Set exercise:
From the first line of the listing below to the line with "simple neural approach</text></g>", print each line exactly, and nothing more. Leave out the pictures.

Given data:

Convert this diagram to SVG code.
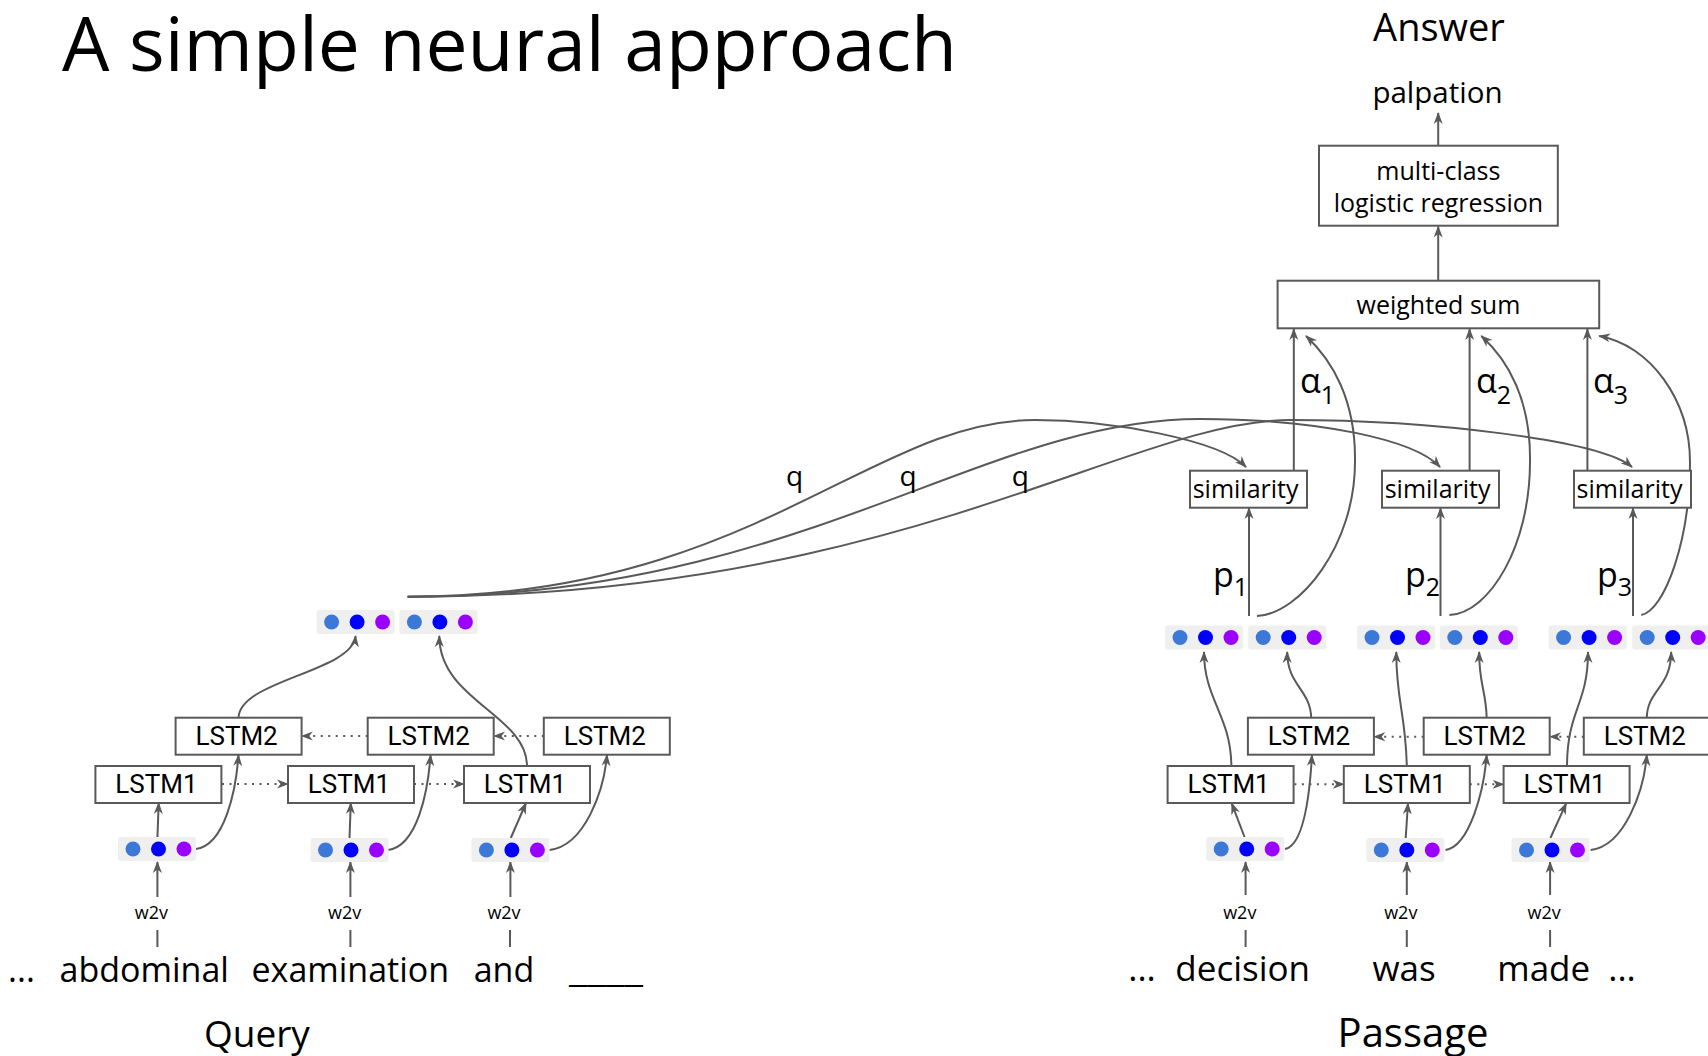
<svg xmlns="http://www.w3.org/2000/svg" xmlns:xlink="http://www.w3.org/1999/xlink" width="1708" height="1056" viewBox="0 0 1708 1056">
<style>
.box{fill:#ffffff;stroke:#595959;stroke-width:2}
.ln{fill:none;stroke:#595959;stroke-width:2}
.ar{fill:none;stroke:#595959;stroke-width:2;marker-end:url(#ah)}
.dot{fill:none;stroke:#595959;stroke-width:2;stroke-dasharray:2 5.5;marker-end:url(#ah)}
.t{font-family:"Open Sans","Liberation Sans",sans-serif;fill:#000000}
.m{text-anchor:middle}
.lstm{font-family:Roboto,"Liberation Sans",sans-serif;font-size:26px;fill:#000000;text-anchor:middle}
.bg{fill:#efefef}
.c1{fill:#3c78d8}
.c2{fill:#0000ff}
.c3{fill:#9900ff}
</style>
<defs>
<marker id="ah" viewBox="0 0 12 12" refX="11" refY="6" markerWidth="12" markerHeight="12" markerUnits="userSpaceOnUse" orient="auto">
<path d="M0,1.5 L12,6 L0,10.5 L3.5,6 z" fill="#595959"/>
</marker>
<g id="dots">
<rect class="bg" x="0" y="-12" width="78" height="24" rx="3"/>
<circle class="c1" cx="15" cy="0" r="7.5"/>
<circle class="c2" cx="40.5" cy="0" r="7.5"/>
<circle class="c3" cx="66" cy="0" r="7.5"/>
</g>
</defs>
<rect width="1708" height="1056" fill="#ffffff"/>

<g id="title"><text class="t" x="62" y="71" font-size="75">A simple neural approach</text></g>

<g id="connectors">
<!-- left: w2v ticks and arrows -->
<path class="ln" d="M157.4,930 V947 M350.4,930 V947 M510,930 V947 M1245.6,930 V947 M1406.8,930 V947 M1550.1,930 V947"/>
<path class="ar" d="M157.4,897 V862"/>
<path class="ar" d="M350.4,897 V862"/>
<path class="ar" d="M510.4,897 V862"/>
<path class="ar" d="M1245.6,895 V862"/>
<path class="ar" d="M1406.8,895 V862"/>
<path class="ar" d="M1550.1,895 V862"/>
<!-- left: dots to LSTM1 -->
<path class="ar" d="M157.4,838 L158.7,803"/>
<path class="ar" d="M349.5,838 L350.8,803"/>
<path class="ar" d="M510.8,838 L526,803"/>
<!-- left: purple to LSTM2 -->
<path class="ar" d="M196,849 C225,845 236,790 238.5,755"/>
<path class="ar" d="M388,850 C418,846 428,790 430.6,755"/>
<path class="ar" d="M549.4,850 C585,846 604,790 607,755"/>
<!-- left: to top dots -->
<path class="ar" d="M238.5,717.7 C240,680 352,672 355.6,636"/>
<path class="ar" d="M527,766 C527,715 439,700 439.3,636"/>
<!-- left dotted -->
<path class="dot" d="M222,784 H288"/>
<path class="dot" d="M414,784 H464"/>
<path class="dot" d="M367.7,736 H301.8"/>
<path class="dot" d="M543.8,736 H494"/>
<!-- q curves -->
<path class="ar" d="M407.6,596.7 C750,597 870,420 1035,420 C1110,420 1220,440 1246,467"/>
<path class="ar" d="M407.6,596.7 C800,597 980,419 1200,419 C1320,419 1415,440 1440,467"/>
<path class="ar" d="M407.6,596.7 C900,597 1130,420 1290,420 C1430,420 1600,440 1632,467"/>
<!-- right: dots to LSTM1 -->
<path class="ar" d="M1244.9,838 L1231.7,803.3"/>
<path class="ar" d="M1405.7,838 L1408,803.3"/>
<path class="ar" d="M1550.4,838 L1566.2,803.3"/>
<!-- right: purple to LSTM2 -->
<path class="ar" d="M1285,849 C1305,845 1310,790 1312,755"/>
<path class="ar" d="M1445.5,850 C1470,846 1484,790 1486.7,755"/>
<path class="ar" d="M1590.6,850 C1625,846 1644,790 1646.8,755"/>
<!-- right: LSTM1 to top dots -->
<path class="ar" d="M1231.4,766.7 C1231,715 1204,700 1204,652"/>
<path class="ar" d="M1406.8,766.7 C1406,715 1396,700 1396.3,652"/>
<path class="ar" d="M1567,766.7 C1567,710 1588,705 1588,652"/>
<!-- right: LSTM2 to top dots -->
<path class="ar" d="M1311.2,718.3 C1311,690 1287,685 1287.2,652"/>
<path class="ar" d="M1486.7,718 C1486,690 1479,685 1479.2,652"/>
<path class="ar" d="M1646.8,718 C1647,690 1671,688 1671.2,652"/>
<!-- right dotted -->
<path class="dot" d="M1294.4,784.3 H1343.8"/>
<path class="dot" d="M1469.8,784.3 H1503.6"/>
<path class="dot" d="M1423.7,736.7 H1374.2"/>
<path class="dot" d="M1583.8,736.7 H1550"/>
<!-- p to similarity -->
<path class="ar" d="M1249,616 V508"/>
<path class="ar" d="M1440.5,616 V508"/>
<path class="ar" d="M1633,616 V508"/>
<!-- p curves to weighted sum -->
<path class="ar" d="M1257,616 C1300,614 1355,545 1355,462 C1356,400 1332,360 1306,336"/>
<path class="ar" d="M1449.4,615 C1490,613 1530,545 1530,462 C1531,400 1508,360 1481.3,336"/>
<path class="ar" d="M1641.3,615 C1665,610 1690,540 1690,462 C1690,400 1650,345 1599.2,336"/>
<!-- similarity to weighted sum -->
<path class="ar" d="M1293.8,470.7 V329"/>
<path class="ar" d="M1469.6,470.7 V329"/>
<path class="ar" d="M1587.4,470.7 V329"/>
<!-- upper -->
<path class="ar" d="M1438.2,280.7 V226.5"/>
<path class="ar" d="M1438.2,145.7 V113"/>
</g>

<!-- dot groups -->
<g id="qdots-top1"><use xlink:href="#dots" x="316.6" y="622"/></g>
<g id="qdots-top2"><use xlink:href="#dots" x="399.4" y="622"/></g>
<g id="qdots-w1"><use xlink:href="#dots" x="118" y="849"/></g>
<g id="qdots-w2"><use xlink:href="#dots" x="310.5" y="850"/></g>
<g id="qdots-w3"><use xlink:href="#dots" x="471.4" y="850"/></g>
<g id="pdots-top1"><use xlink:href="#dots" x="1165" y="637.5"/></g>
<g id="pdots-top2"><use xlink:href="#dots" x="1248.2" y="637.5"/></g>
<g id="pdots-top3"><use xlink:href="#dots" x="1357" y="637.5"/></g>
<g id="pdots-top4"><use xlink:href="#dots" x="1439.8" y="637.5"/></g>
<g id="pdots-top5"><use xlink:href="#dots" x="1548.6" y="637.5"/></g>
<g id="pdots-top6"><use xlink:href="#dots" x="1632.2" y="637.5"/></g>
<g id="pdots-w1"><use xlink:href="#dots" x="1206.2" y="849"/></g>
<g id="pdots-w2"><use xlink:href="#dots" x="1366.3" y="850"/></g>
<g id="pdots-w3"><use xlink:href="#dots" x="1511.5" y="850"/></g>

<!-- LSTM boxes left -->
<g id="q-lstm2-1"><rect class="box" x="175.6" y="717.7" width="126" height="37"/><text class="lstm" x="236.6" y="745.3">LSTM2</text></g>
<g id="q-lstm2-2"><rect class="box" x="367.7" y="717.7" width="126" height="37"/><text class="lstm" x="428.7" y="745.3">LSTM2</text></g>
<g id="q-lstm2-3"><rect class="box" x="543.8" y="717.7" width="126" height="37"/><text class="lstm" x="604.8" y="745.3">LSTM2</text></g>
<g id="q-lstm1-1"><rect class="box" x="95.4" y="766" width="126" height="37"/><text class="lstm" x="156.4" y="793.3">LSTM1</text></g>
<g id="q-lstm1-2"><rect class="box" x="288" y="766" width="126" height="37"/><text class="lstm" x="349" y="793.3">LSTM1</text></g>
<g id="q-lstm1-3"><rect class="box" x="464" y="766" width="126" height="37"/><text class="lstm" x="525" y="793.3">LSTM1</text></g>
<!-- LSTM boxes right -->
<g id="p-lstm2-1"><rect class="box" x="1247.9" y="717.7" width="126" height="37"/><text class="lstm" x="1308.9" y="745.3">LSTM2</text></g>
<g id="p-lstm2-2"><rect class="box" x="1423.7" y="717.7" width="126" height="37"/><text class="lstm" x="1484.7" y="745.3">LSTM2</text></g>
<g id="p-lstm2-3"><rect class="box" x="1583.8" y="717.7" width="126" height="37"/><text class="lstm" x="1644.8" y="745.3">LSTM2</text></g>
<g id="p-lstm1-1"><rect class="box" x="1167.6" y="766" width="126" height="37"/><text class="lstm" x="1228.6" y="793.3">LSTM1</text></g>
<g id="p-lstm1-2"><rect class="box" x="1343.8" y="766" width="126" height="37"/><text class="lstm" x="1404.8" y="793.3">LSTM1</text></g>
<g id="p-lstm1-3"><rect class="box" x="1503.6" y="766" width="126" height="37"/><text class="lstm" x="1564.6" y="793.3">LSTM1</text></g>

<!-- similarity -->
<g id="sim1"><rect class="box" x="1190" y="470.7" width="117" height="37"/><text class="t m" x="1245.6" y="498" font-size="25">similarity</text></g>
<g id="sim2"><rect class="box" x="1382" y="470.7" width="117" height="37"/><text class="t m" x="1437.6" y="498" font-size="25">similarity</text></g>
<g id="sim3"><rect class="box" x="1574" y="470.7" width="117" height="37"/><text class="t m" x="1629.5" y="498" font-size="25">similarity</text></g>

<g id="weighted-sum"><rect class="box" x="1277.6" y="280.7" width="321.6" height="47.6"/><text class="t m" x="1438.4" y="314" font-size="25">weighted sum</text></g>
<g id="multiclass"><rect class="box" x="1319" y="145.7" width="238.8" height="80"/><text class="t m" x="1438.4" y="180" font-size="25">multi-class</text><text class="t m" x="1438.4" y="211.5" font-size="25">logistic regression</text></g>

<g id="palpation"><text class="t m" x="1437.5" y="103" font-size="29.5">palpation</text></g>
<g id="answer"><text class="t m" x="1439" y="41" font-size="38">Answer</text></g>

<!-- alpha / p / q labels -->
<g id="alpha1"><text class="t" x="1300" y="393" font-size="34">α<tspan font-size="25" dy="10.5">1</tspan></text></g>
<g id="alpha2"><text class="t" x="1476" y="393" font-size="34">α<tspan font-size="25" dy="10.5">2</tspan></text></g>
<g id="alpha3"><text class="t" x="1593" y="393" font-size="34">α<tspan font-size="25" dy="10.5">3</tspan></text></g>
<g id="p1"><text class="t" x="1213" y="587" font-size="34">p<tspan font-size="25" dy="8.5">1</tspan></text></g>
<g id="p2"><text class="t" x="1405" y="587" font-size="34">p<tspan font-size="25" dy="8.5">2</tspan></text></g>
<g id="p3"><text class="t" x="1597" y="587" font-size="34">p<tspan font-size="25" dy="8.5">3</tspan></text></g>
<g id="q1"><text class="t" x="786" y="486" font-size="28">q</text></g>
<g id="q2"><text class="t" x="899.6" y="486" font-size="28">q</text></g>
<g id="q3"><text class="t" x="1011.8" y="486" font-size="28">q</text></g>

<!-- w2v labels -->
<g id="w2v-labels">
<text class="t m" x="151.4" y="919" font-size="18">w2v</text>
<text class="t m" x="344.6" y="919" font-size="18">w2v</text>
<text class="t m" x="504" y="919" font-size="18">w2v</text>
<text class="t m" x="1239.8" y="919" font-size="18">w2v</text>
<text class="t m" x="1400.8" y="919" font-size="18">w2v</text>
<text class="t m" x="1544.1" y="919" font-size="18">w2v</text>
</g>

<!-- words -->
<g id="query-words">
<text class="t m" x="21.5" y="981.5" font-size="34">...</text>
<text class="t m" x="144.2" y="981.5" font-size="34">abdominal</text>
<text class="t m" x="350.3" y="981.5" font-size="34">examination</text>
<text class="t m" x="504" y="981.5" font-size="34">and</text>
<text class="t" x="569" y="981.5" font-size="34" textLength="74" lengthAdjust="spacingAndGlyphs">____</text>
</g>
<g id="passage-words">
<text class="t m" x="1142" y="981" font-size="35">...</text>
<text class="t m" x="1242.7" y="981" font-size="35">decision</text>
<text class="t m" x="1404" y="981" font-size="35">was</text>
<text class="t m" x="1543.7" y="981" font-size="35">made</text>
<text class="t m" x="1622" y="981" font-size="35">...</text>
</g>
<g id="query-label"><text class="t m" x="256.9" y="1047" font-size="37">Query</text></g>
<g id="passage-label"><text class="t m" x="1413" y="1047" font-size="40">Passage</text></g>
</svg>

Exercise solution:
Convert this diagram to SVG code.
<svg xmlns="http://www.w3.org/2000/svg" xmlns:xlink="http://www.w3.org/1999/xlink" width="1708" height="1056" viewBox="0 0 1708 1056">
<style>
.box{fill:#ffffff;stroke:#595959;stroke-width:2}
.ln{fill:none;stroke:#595959;stroke-width:2}
.ar{fill:none;stroke:#595959;stroke-width:2;marker-end:url(#ah)}
.dot{fill:none;stroke:#595959;stroke-width:2;stroke-dasharray:2 5.5;marker-end:url(#ah)}
.t{font-family:"Open Sans","Liberation Sans",sans-serif;fill:#000000}
.m{text-anchor:middle}
.lstm{font-family:Roboto,"Liberation Sans",sans-serif;font-size:26px;fill:#000000;text-anchor:middle}
.bg{fill:#efefef}
.c1{fill:#3c78d8}
.c2{fill:#0000ff}
.c3{fill:#9900ff}
</style>
<defs>
<marker id="ah" viewBox="0 0 12 12" refX="11" refY="6" markerWidth="12" markerHeight="12" markerUnits="userSpaceOnUse" orient="auto">
<path d="M0,1.5 L12,6 L0,10.5 L3.5,6 z" fill="#595959"/>
</marker>
<g id="dots">
<rect class="bg" x="0" y="-12" width="78" height="24" rx="3"/>
<circle class="c1" cx="15" cy="0" r="7.5"/>
<circle class="c2" cx="40.5" cy="0" r="7.5"/>
<circle class="c3" cx="66" cy="0" r="7.5"/>
</g>
</defs>
<rect width="1708" height="1056" fill="#ffffff"/>

<g id="title"><text class="t" x="62" y="71" font-size="75">A simple neural approach</text></g>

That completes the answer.